Pecuária, salvação da lavoura?
Participantes do encontro argumentam que a criação de gado é o setor do agronegócio com mais oportunidades para reduzir as emissões de carbono
Expandindo-se por mais de 170 milhões de hectares, a pecuária é a atividade econômica que mais ocupa solos no Brasil e é tida como um dos principais vetores do desmatamento da Amazônia.
Ao mesmo tempo, é o setor do agronegócio onde há mais oportunidades para aumento de produtividade e redução das emissões de carbono, segundo especialistas que participaram do Fórum Desmatamento Zero.
Um dos principais desafios é intensificar a produção e sair da ocupação média de um boi por hectare para três ou quatro cabeças/hectare.
Além disso, as pastagens que hoje estão degradadas podem voltar a abrigar áreas de expansão da agricultura, sem a necessidade de avançar sobre regiões onde a floresta ainda está intacta.
"A pecuária foi uma estratégia barata de ocupação do solo na região Norte, estimulada durante o regime militar. Com aumento da produtividade, será possível direcionar 40 milhões de hectares de pastos degradados para o plantio de grãos", disse Márcio Nappo, diretor de sustentabilidade da JBS Brasil.
A empresa, maior produtora de proteína animal do mundo, investe desde 2009 em monitoramento via satélite para não comprar gado de fazendas que desmatam ilegalmente na Amazônia.
O frigorífico viu seu nome exposto no relatório "Comendo a Amazônia", do Greenpeace, que mapeou a nada sutil relação entre a pecuária e a devastação do bioma. Pressionadas pelo Ministério Público, empresas do setor reorganizam sua cadeia para rastrear a origem da carne e o impacto sobre a floresta.
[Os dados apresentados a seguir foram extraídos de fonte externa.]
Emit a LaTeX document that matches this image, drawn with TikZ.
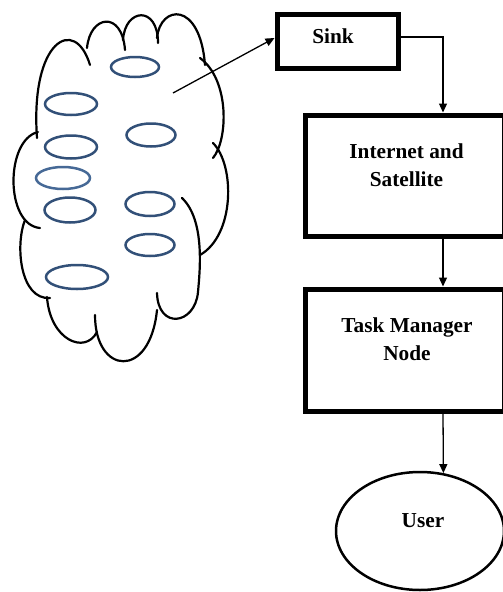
\documentclass[tikz,border=0pt]{standalone}
\usepackage{fontspec}
\setmainfont{Liberation Serif}
\usetikzlibrary{arrows.meta,shapes.geometric}
\definecolor{sensorblue}{RGB}{50,80,120}
\definecolor{sensorlight}{RGB}{70,105,150}
\tikzset{
  boxframe/.style={draw=black,line width=5pt,rectangle,inner sep=0pt},
  label/.style={font=\bfseries\fontsize{21.3}{28}\selectfont,align=center,inner sep=0pt},
  flow/.style={draw=black,line width=1.3pt,-{Triangle[length=9pt,width=8pt]}},
  cloudline/.style={draw=black,line width=2.2pt,line cap=round},
  sensor/.style={draw=sensorblue,line width=2.5pt},
}
\begin{document}
\begin{tikzpicture}[x=1pt,y=-1pt]
\useasboundingbox (0,0) rectangle (503,592);

% cloud outline
\draw[cloudline] (37,138) .. controls (30,40) and (75,15) .. (90,65);
\draw[cloudline] (87,48) .. controls (90,15) and (122,10) .. (125,50);
\draw[cloudline] (123,40) .. controls (125,8) and (158,5) .. (158,43);
\draw[cloudline] (157,38) .. controls (160,5) and (200,0) .. (205,65);
\draw[cloudline] (200,58) .. controls (230,80) and (228,140) .. (213,158);
\draw[cloudline] (213,143) .. controls (235,165) and (235,235) .. (200,255);
\draw[cloudline] (182,198) .. controls (205,220) and (200,270) .. (198,292) .. controls (195,325) and (158,330) .. (157,293);
\draw[cloudline] (157,310) .. controls (150,380) and (95,375) .. (95,315);
\draw[cloudline] (97,332) .. controls (85,355) and (50,340) .. (47,297);
\draw[cloudline] (38,132) .. controls (5,140) and (5,225) .. (40,228);
\draw[cloudline] (25,220) .. controls (15,245) and (20,300) .. (50,298);

% sensor nodes
\draw[sensor] (135,67) ellipse [x radius=24, y radius=10];
\draw[sensor] (71,104) ellipse [x radius=26, y radius=11];
\draw[sensor] (151,135) ellipse [x radius=24.5, y radius=11.5];
\draw[sensor] (71,147) ellipse [x radius=26, y radius=11.5];
\draw[sensor,draw=sensorlight] (63,178) ellipse [x radius=27, y radius=11];
\draw[sensor] (70,210) ellipse [x radius=25.5, y radius=12.5];
\draw[sensor] (150,204) ellipse [x radius=24.5, y radius=12];
\draw[sensor] (150,245) ellipse [x radius=24.5, y radius=11];
\draw[sensor] (77,277) ellipse [x radius=31, y radius=12];

% boxes
\node[boxframe,minimum width=121pt,minimum height=54pt] (sink) at (337.5,41) {};
\node[boxframe,minimum width=199pt,minimum height=121pt] (internet) at (404.5,175.5) {};
\node[boxframe,minimum width=199pt,minimum height=122pt] (task) at (404.5,350) {};
\node[ellipse,draw=black,line width=2.5pt,minimum width=168pt,minimum height=118pt,inner sep=0pt] (user) at (420,531) {};

% labels
\node[label,anchor=base] (sinktxt) at (333,43.5) {Sink};
\node[label] (internettxt) at (406.5,165.5) {Internet and\\Satellite};
\node[label] (tasktxt) at (407,339) {Task Manager\\Node};
\node[label,anchor=base] (usertxt) at (423,527.3) {User};

% connectors
\coordinate (col) at (443,0);
\coordinate (cloudpt) at (173,93);
\draw[flow] (cloudpt) -- ([yshift=3pt]sink.west);
\draw[flow] ([yshift=4pt]sink.east) -| (col |- internet.north);
\draw[flow] (col |- internet.south) -- (col |- task.north);
\draw[flow] (col |- task.south) -- (user.68);
\end{tikzpicture}
\end{document}
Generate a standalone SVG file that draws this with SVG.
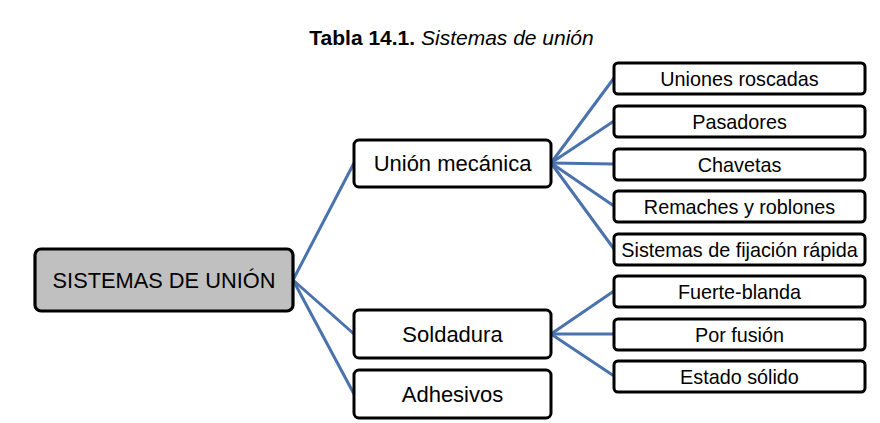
<svg xmlns="http://www.w3.org/2000/svg" width="880" height="423" viewBox="0 0 880 423">
<style>
.box{fill:#fff;stroke:#000;stroke-width:3}
.root{fill:#c0c0c0;stroke:#000;stroke-width:3.2}
.t{font-family:"Liberation Sans",Arial,sans-serif;fill:#000;text-anchor:middle}
.mid{font-size:22px}
.leaf{font-size:19.8px}
.conn line{stroke:#4a72ad;stroke-width:3}
</style>
<rect width="880" height="423" fill="#fff"/>
<text class="t" x="451.5" y="44.5" font-size="21"><tspan font-weight="bold">Tabla 14.1.</tspan> <tspan font-style="italic">Sistemas de unión</tspan></text>
<g class="conn">
<line x1="293" y1="280" x2="354" y2="163"/>
<line x1="293" y1="280" x2="354" y2="334"/>
<line x1="293" y1="280" x2="354" y2="394"/>
<line x1="551" y1="163" x2="614" y2="78"/>
<line x1="551" y1="163" x2="614" y2="121"/>
<line x1="551" y1="163" x2="614" y2="164"/>
<line x1="551" y1="163" x2="614" y2="206"/>
<line x1="551" y1="163" x2="614" y2="249"/>
<line x1="551" y1="334" x2="614" y2="291"/>
<line x1="551" y1="334" x2="614" y2="334"/>
<line x1="551" y1="334" x2="614" y2="376"/>
</g>
<g id="root"><rect class="root" x="35" y="249" width="258" height="62" rx="6"/><text class="t" x="164" y="287.5" font-size="21.8">SISTEMAS DE UNIÓN</text></g>
<g id="mecanica"><rect class="box" x="354" y="140" width="197" height="47" rx="5"/><text class="t mid" x="452.5" y="171">Unión mecánica</text></g>
<g id="soldadura"><rect class="box" x="354" y="310" width="197" height="48" rx="5"/><text class="t mid" x="452.5" y="342">Soldadura</text></g>
<g id="adhesivos"><rect class="box" x="354" y="370" width="197" height="48" rx="5"/><text class="t mid" x="452.5" y="402">Adhesivos</text></g>
<g id="roscadas"><rect class="box" x="614" y="63" width="251" height="31" rx="4"/><text class="t leaf" x="739.5" y="85.5">Uniones roscadas</text></g>
<g id="pasadores"><rect class="box" x="614" y="106" width="251" height="31" rx="4"/><text class="t leaf" x="739.5" y="128.5">Pasadores</text></g>
<g id="chavetas"><rect class="box" x="614" y="149" width="251" height="31" rx="4"/><text class="t leaf" x="739.5" y="171.5">Chavetas</text></g>
<g id="remaches"><rect class="box" x="614" y="191" width="251" height="31" rx="4"/><text class="t leaf" x="739.5" y="213.5">Remaches y roblones</text></g>
<g id="fijacion"><rect class="box" x="614" y="234" width="251" height="31" rx="4"/><text class="t leaf" x="739.5" y="256.5">Sistemas de fijación rápida</text></g>
<g id="fuerte"><rect class="box" x="614" y="276" width="251" height="31" rx="4"/><text class="t leaf" x="739.5" y="298.5">Fuerte-blanda</text></g>
<g id="fusion"><rect class="box" x="614" y="319" width="251" height="31" rx="4"/><text class="t leaf" x="739.5" y="341.5">Por fusión</text></g>
<g id="solido"><rect class="box" x="614" y="361" width="251" height="31" rx="4"/><text class="t leaf" x="739.5" y="383.5">Estado sólido</text></g>
</svg>
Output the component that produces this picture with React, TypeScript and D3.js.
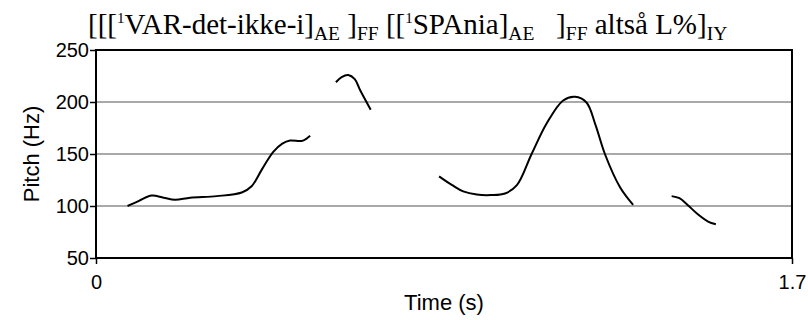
import { axisBottom, axisLeft, curveCatmullRom, line, scaleLinear, select } from "d3";
import { useEffect, useRef } from "react";

// pitch contour, one array pair per voiced stretch
const seg1Time = [0.077, 0.105, 0.136, 0.165, 0.193, 0.23, 0.295, 0.356, 0.38, 0.405, 0.433, 0.455, 0.474, 0.502, 0.515, 0.523];
const seg1Pitch = [100, 105, 110, 108, 106, 108, 109.5, 113, 119, 135, 152, 160, 163, 162.5, 165, 167.5];
const seg2Time = [0.586, 0.6, 0.616, 0.632, 0.645, 0.671];
const seg2Pitch = [219, 224, 226, 222, 211.5, 192.5];
const seg3Time = [0.838, 0.87, 0.897, 0.93, 0.965, 0.999, 1.028, 1.064, 1.101, 1.141, 1.17, 1.198, 1.22, 1.243, 1.28, 1.312];
const seg3Pitch = [128.5, 120, 114, 111, 110.5, 112, 120, 150, 179.5, 201.5, 205, 199.5, 178, 150, 118, 101];
const seg4Time = [1.406, 1.425, 1.445, 1.47, 1.495, 1.514];
const seg4Pitch = [109.5, 107.5, 101, 92, 85, 82.5];

const segments = [
  { time: seg1Time, pitch: seg1Pitch },
  { time: seg2Time, pitch: seg2Pitch },
  { time: seg3Time, pitch: seg3Pitch },
  { time: seg4Time, pitch: seg4Pitch },
];

const yTicks = [50, 100, 150, 200, 250];
const gridTicks = [100, 150, 200];
const xTicks = [0, 1.7];

const SANS = "Liberation Sans, Arial, sans-serif";

export default function App() {
  const svgRef = useRef<SVGSVGElement | null>(null);

  useEffect(() => {
    if (!svgRef.current) return;
    const svg = select(svgRef.current);
    svg.selectAll("*").remove();

    const left = 96;
    const right = 792;
    const top = 50;
    const bottom = 258;

    const xScale = scaleLinear().domain([0, 1.7]).range([left, right]);
    const yScale = scaleLinear().domain([50, 250]).range([bottom, top]);

    // grid
    svg
      .append("g")
      .selectAll("line")
      .data(gridTicks)
      .join("line")
      .attr("x1", left)
      .attr("x2", right)
      .attr("y1", (d) => yScale(d))
      .attr("y2", (d) => yScale(d))
      .attr("stroke", "#8c8c8c")
      .attr("stroke-width", 1.3);

    // frame
    svg
      .append("rect")
      .attr("x", left)
      .attr("y", top)
      .attr("width", right - left)
      .attr("height", bottom - top)
      .attr("fill", "none")
      .attr("stroke", "#000")
      .attr("stroke-width", 2);

    const yAxis = axisLeft(yScale).tickValues(yTicks).tickSize(6).tickFormat((d) => String(d));
    const yG = svg.append("g").attr("transform", `translate(${left},0)`).call(yAxis);
    yG.select(".domain").remove();
    yG.selectAll("line").attr("stroke", "#000").attr("stroke-width", 1.5);
    yG.selectAll("text")
      .attr("font-family", SANS)
      .attr("font-size", 20)
      .attr("fill", "#000")
      .attr("x", -7);

    const xAxis = axisBottom(xScale).tickValues(xTicks).tickSize(6).tickFormat((d) => String(d));
    const xG = svg.append("g").attr("transform", `translate(0,${bottom})`).call(xAxis);
    xG.select(".domain").remove();
    xG.selectAll("line").attr("stroke", "#000").attr("stroke-width", 1.5);
    xG.selectAll("text")
      .attr("font-family", SANS)
      .attr("font-size", 20)
      .attr("fill", "#000")
      .attr("y", 17);

    const gen = line<[number, number]>()
      .x((p) => p[0])
      .y((p) => p[1])
      .curve(curveCatmullRom.alpha(0.5));

    segments.forEach((seg) => {
      const pts = seg.time.map((t, i) => [xScale(t), yScale(seg.pitch[i])] as [number, number]);
      svg
        .append("path")
        .attr("d", gen(pts) ?? "")
        .attr("fill", "none")
        .attr("stroke", "#000")
        .attr("stroke-width", 2);
    });

    svg
      .append("text")
      .attr("x", (left + right) / 2)
      .attr("y", 310)
      .attr("text-anchor", "middle")
      .attr("font-family", SANS)
      .attr("font-size", 22)
      .text("Time (s)");

    svg
      .append("text")
      .attr("transform", `translate(39,${(top + bottom) / 2}) rotate(-90)`)
      .attr("text-anchor", "middle")
      .attr("font-family", SANS)
      .attr("font-size", 22)
      .text("Pitch (Hz)");

    // title with sub/superscripts
    const parts: Array<[string, "n" | "sup" | "sub"]> = [
      ["[[[", "n"],
      ["1", "sup"],
      ["VAR-det-ikke-i]", "n"],
      ["AE", "sub"],
      [" ]", "n"],
      ["FF", "sub"],
      [" [[", "n"],
      ["1", "sup"],
      ["SPAnia]", "n"],
      ["AE", "sub"],
      ["   ]", "n"],
      ["FF", "sub"],
      [" altså L%]", "n"],
      ["IY", "sub"],
    ];
    const title = svg
      .append("text")
      .attr("x", 88)
      .attr("y", 34)
      .attr("font-family", "Liberation Serif, Times New Roman, serif")
      .attr("font-size", 29)
      .style("white-space", "pre");
    parts.forEach(([txt, kind]) => {
      title
        .append("tspan")
        .attr("font-size", kind === "n" ? 29 : kind === "sub" ? 19.5 : 15)
        .attr("baseline-shift", kind === "sub" ? "-6" : kind === "sup" ? "11" : "0")
        .text(txt);
    });
  }, []);

  return (
    <svg
      ref={svgRef}
      width={808}
      height={320}
      style={{ position: "absolute", left: 0, top: 0, background: "#fff" }}
    />
  );
}
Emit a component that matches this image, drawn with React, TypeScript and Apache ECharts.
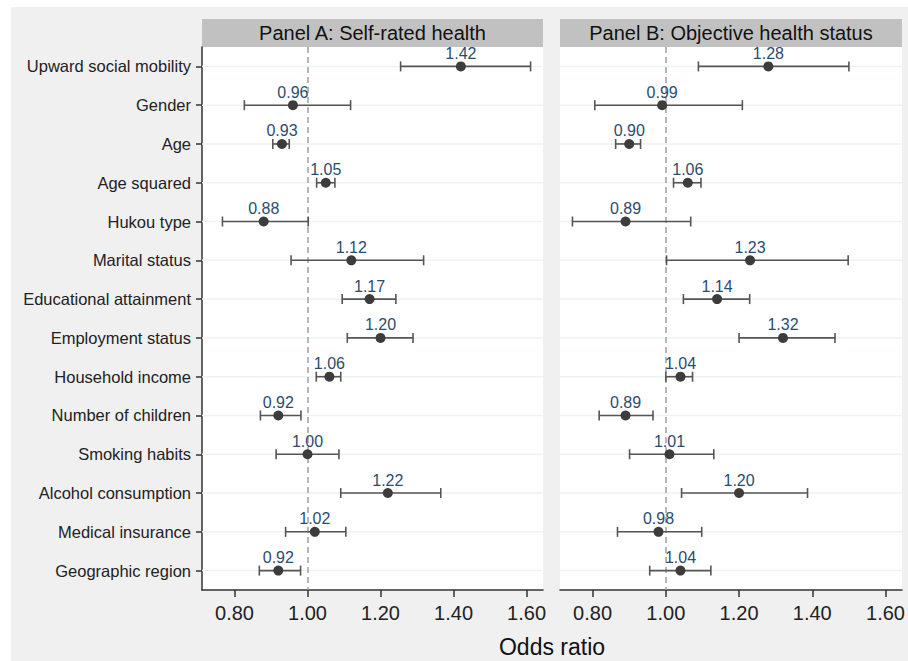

Só a JBS monitora 70 mil fazendas que fornecem gado (são 40 mil na Amazônia) e utiliza dados dos satélites do Inpe para conferir se as áreas de criação do gado coincidem com os locais onde há desmatamento. Quando isso ocorre, os fornecedores são bloqueados.
A partir de maio de 2016, a empresa passará a utilizar o CAR (Cadastro Ambiental Rural) como pré-requisito para a compra da carne.
Para o ambientalista Nilo D'Ávila, do Greenpeace, que participou da elaboração do relatório que denunciou a pressão da pecuária sobre a floresta, o setor deu passos importantes nos últimos cinco anos. "É indiscutível a evolução da pecuária. Hoje, os três maiores frigoríficos monitoram suas cadeias", disse.
O uso de incentivos econômicos para estimular uma pecuária mais verde é bandeira do economista Bernard Appy, diretor do Centro de Cidadania Fiscal. Em 2012, ele se debruçou sobre as leis tributárias na tentativa de encontrar caminhos para a taxação de atividades poluentes.
Appy apresentou a ideia da Cide-Carbono, uma nova versão da Cide (Contribuição de Intervenção no Domínio Econômico), que incidiria sobre energia fóssil e pecuária, taxando as emissões por cabeça de gado no frigorífico, de acordo com a idade do animal. A proposta foi apresentada ao governo, mas não chegou a ser aplicada.
"Há uma relação entre produtividade, idade de abate dos animais e emissão de carbono. Faria sentido direcionar tributos para fomentar uma pecuária mais produtiva", disse Appy. Com a economia em recessão, porém, o tema parece ter sumido do radar do governo federal.